## begin Input records

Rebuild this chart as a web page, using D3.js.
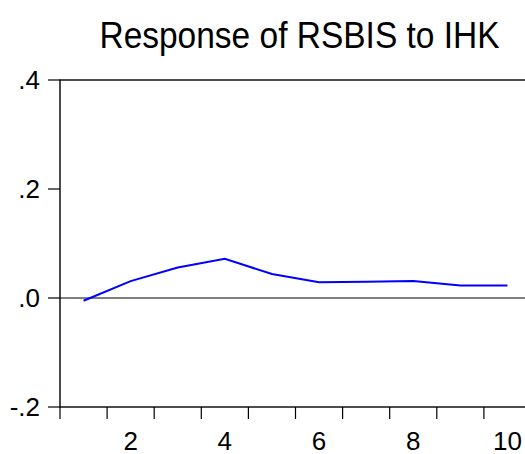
<!DOCTYPE html>
<html>
<head>
<meta charset="utf-8">
<script src="https://cdn.jsdelivr.net/npm/d3@7"></script>
<style>
  body { margin: 0; background: #fff; }
  svg { display: block; font-family: Arial, "Liberation Sans", sans-serif; }
</style>
</head>
<body>
<div id="chart"></div>
<script>
const periods = [1, 2, 3, 4, 5, 6, 7, 8, 9, 10];
const response = [-0.005, 0.031, 0.056, 0.072, 0.044, 0.029, 0.030, 0.031, 0.023, 0.023];
const yTicks = [-0.2, 0, 0.2, 0.4];
const xLabels = [2, 4, 6, 8, 10];
const titleText = 'Response of RSBIS to IHK';

const width = 525, height = 454;
const margin = {top: 80, left: 60, bottom: 47};
const plotRight = 531; // EViews frame runs past the window edge

const svg = d3.select('#chart').append('svg')
    .attr('width', width)
    .attr('height', height);

// band scale: ticks sit on the period boundaries, labels in the middle
const x = d3.scaleBand()
    .domain(periods)
    .range([margin.left, plotRight])
    .paddingInner(0).paddingOuter(0);

const y = d3.scaleLinear()
    .domain([-0.2, 0.4])
    .range([height - margin.bottom, margin.top]);

// EViews style: no leading zero, plain hyphen
const fmt = v => {
    const s = Math.abs(v).toFixed(1).replace('0.', '.');
    return v < 0 ? '-' + s : s;
};

// title, a little taller than plain Arial
svg.append('text')
    .attr('transform', 'translate(299.5,47.5) scale(1,1.12)')
    .attr('text-anchor', 'middle')
    .style('font-size', '33.5px')
    .text(titleText);

// zero line
svg.append('line')
    .attr('x1', margin.left).attr('x2', plotRight)
    .attr('y1', y(0)).attr('y2', y(0))
    .attr('stroke', '#000')
    .attr('stroke-width', 1);

// frame
svg.append('rect')
    .attr('x', margin.left)
    .attr('y', margin.top)
    .attr('width', plotRight - margin.left)
    .attr('height', y(-0.2) - margin.top)
    .attr('fill', 'none')
    .attr('stroke', '#000')
    .attr('stroke-width', 1.4);

// y axis ticks + labels
const yAxis = svg.append('g');
yTicks.forEach(t => {
    yAxis.append('line')
        .attr('x1', margin.left - 12).attr('x2', margin.left)
        .attr('y1', y(t)).attr('y2', y(t))
        .attr('stroke', '#000')
        .attr('stroke-width', 1.2);
    yAxis.append('text')
        .attr('x', 40)
        .attr('y', y(t))
        .attr('dy', '0.36em')
        .attr('text-anchor', 'end')
        .style('font-size', '26px')
        .text(fmt(t));
});

// x axis ticks at band boundaries
const xAxis = svg.append('g');
const bottom = y(-0.2);
periods.forEach(p => {
    xAxis.append('line')
        .attr('x1', x(p)).attr('x2', x(p))
        .attr('y1', bottom).attr('y2', bottom + 12)
        .attr('stroke', '#000')
        .attr('stroke-width', 1.2);
});
xLabels.forEach(p => {
    xAxis.append('text')
        .attr('x', x(p) + x.bandwidth() / 2)
        .attr('y', 449.5)
        .attr('text-anchor', 'middle')
        .style('font-size', '26px')
        .text(p);
});

// response line
const line = d3.line()
    .x((d, i) => x(periods[i]) + x.bandwidth() / 2)
    .y(d => y(d));

svg.append('path')
    .datum(response)
    .attr('d', line)
    .attr('fill', 'none')
    .attr('stroke', '#0000ff')
    .attr('stroke-width', 2);
</script>
</body>
</html>
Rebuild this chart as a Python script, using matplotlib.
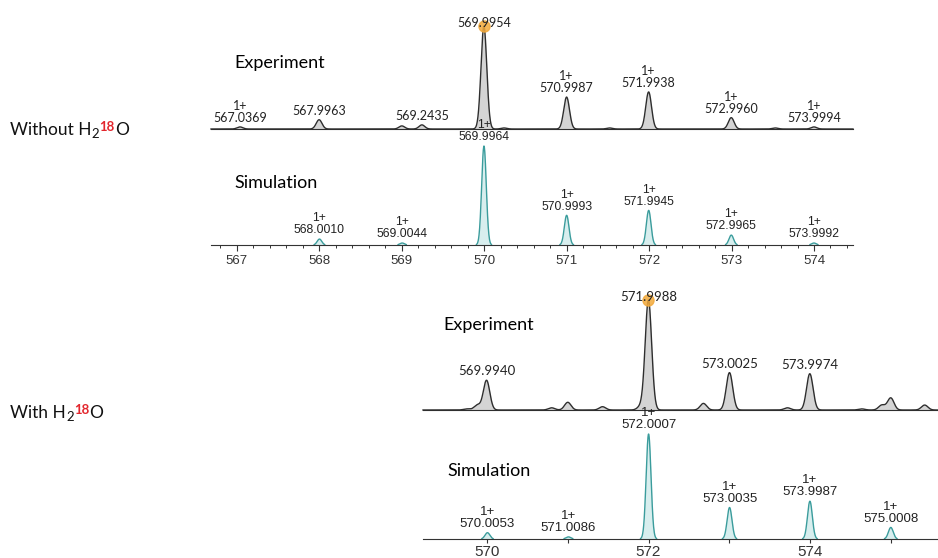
import numpy as np
import matplotlib.pyplot as plt
from matplotlib.ticker import MultipleLocator, FuncFormatter

W, H = 938, 558

# ---- data (m/z, relative intensity) ----
exp1_mz = [567.0369, 567.9963, 569.00, 569.2435, 569.9954, 570.24, 570.9987,
           571.52, 571.9938, 572.9960, 573.53, 573.9994]
exp1_int = [0.02, 0.09, 0.03, 0.04, 1.0, 0.01, 0.31, 0.01, 0.36, 0.11, 0.01, 0.02]
exp1_labels = ["567.0369", "567.9963", "569.2435", "569.9954", "570.9987",
               "571.9938", "572.9960", "573.9994"]
exp1_charge = [True, False, False, False, True, True, True, True]

sim1_mz = [568.0010, 569.0044, 569.9964, 570.9993, 571.9945, 572.9965, 573.9992]
sim1_int = [0.06, 0.02, 1.0, 0.30, 0.35, 0.10, 0.02]
sim1_labels = ["568.0010", "569.0044", "569.9964", "570.9993", "571.9945",
               "572.9965", "573.9992"]

exp2_mz = [569.75, 569.88, 569.9940, 570.80, 571.00, 571.43, 571.90, 571.9988,
           572.68, 573.0025, 573.72, 573.9974, 574.64, 574.89, 575.00, 575.42]
exp2_int = [0.01, 0.045, 0.27, 0.02, 0.07, 0.03, 0.03, 1.0,
            0.06, 0.34, 0.02, 0.33, 0.01, 0.045, 0.11, 0.045]
exp2_labels = ["569.9940", "571.9988", "573.0025", "573.9974"]

sim2_mz = [570.0053, 571.0086, 572.0007, 573.0035, 573.9987, 575.0008]
sim2_int = [0.06, 0.02, 1.0, 0.30, 0.36, 0.11]
sim2_labels = ["570.0053", "571.0086", "572.0007", "573.0035", "573.9987", "575.0008"]

EXP_LINE, EXP_FILL = "#2e2e2e", "#d4d4d4"
SIM_LINE, SIM_FILL = "#3a9c9c", "#d8eeee"
LABEL_FONT = ["Lato", "DejaVu Sans"]
ARIAL = ["Liberation Sans", "DejaVu Sans"]

fig = plt.figure(figsize=(W / 100, H / 100), dpi=100)


def px_axes(x0, x1, base_y, height_px, xlim):
    ax = fig.add_axes([x0 / W, 1 - base_y / H, (x1 - x0) / W, height_px / H])
    ax.set_xlim(*xlim)
    ax.set_ylim(0, 1)
    for s in ["top", "left", "right"]:
        ax.spines[s].set_visible(False)
    ax.set_yticks([])
    ax.patch.set_alpha(0)
    return ax


def profile(ax, mz, inten, sigma, lc, fc, full_line=True):
    x = np.linspace(*ax.get_xlim(), 3000)
    y = np.zeros_like(x)
    for c, h in zip(mz, inten):
        y += h * np.exp(-0.5 * ((x - c) / sigma) ** 2)
    ax.fill_between(x, 0, y, color=fc, lw=0)
    yl = y if full_line else np.ma.masked_less(y, 0.004)
    ax.plot(x, yl, color=lc, lw=1.0, clip_on=False)
    return x, y


def label(ax, x, y, txt, fam, fs, charge=True, dy=2):
    s = ("1+\n" + txt) if charge else txt
    peak = np.interp(float(txt), x, y)
    ax.annotate(s, xy=(float(txt), peak), xytext=(0, dy), textcoords="offset points",
                ha="center", va="bottom", fontsize=fs, family=fam,
                linespacing=1.0, color="#222222", annotation_clip=False)


# ---- top: without H2 18O ----
xl1 = (566.685, 574.473)
ax1 = px_axes(211, 853, 129, 103, xl1)
ax1.set_xticks([])
ax1.spines["bottom"].set_color(EXP_LINE)
x, y = profile(ax1, exp1_mz, exp1_int, 0.035, EXP_LINE, EXP_FILL)
for t, ch in zip(exp1_labels, exp1_charge):
    label(ax1, x, y, t, LABEL_FONT, 9, ch, dy=-2 if t == "569.9954" else 2)
ax1.plot([569.9954], [1.0], "o", ms=8, color="#f2a93b", alpha=0.85, clip_on=False)
ax1.text(0.037, 0.64, "Experiment", transform=ax1.transAxes, fontsize=13,
         family=LABEL_FONT, va="center")

ax2 = px_axes(211, 853, 245, 99, xl1)
x, y = profile(ax2, sim1_mz, sim1_int, 0.028, SIM_LINE, SIM_FILL, full_line=False)
for t in sim1_labels:
    label(ax2, x, y, t, ARIAL, 8.7)
ax2.text(0.037, 0.63, "Simulation", transform=ax2.transAxes, fontsize=13,
         family=LABEL_FONT, va="center")
ax2.xaxis.set_major_locator(MultipleLocator(1))
ax2.xaxis.set_minor_locator(MultipleLocator(0.2))
ax2.tick_params(axis="x", which="major", length=4, width=0.8, colors="#333333",
                labelsize=9.5, pad=3)
ax2.tick_params(axis="x", which="minor", length=2.5, width=0.7, colors="#333333")
ax2.spines["bottom"].set_color("#333333")
for lb in ax2.get_xticklabels():
    lb.set_family(ARIAL)

# ---- bottom: with H2 18O ----
xl2 = (569.207, 575.585)
ax3 = px_axes(423, 938, 410, 110, xl2)
ax3.set_xticks([])
ax3.spines["bottom"].set_color(EXP_LINE)
x, y = profile(ax3, exp2_mz, exp2_int, 0.04, EXP_LINE, EXP_FILL)
for t in exp2_labels:
    label(ax3, x, y, t, LABEL_FONT, 9.5, False, dy=-2 if t == "571.9988" else 2)
ax3.plot([571.9988], [1.0], "o", ms=8, color="#f2a93b", alpha=0.85, clip_on=False)
ax3.text(0.04, 0.77, "Experiment", transform=ax3.transAxes, fontsize=13,
         family=LABEL_FONT, va="center")

ax4 = px_axes(423, 938, 539, 105, xl2)
x, y = profile(ax4, sim2_mz, sim2_int, 0.03, SIM_LINE, SIM_FILL, full_line=False)
for t in sim2_labels:
    label(ax4, x, y, t, ARIAL, 9.5)
ax4.text(0.048, 0.65, "Simulation", transform=ax4.transAxes, fontsize=13,
         family=LABEL_FONT, va="center")
ax4.xaxis.set_major_locator(MultipleLocator(1))
ax4.xaxis.set_major_formatter(FuncFormatter(lambda v, p: f"{v:.0f}" if round(v) % 2 == 0 else ""))
ax4.tick_params(axis="x", length=3, width=0.8, colors="#333333", labelsize=11, pad=1.5)
ax4.spines["bottom"].set_color("#333333")
for lb in ax4.get_xticklabels():
    lb.set_family(ARIAL)

# ---- row labels with coloured isotope ----
bg = fig.add_axes([0, 0, 1, 1])
bg.axis("off")


def row_label(y_px, prefix):
    t1 = bg.text(10 / W, 1 - y_px / H, prefix + " H", fontsize=12.5, family=LABEL_FONT,
                 va="baseline", color="#111111")
    t2 = bg.annotate("2", xy=(1, 0), xycoords=t1, xytext=(0.3, 0), textcoords="offset points",
                     va="baseline", fontsize=9.5, family=LABEL_FONT, color="#111111")
    t3 = bg.annotate("18", xy=(1, 1), xycoords=(t2, t1), xytext=(0, 1), textcoords="offset points",
                     va="top", fontsize=9.5, family=LABEL_FONT, color="#e3262d", weight="bold")
    bg.annotate("O", xy=(1, 0), xycoords=(t3, t1), xytext=(0.3, 0), textcoords="offset points",
                va="bottom", fontsize=12.5, family=LABEL_FONT, color="#111111")


row_label(135, "Without")
row_label(418, "With")

fig.savefig("out.png", dpi=100)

## end Input records

Beginning with the line above that contains "Rebuild this chart as a Python" and ending with the line that contains "W, H = 938, 558", quote each line exactly, keeping out the pictures.

Rebuild this chart as a Python script, using matplotlib.
import numpy as np
import matplotlib.pyplot as plt
from matplotlib.ticker import MultipleLocator, FuncFormatter

W, H = 938, 558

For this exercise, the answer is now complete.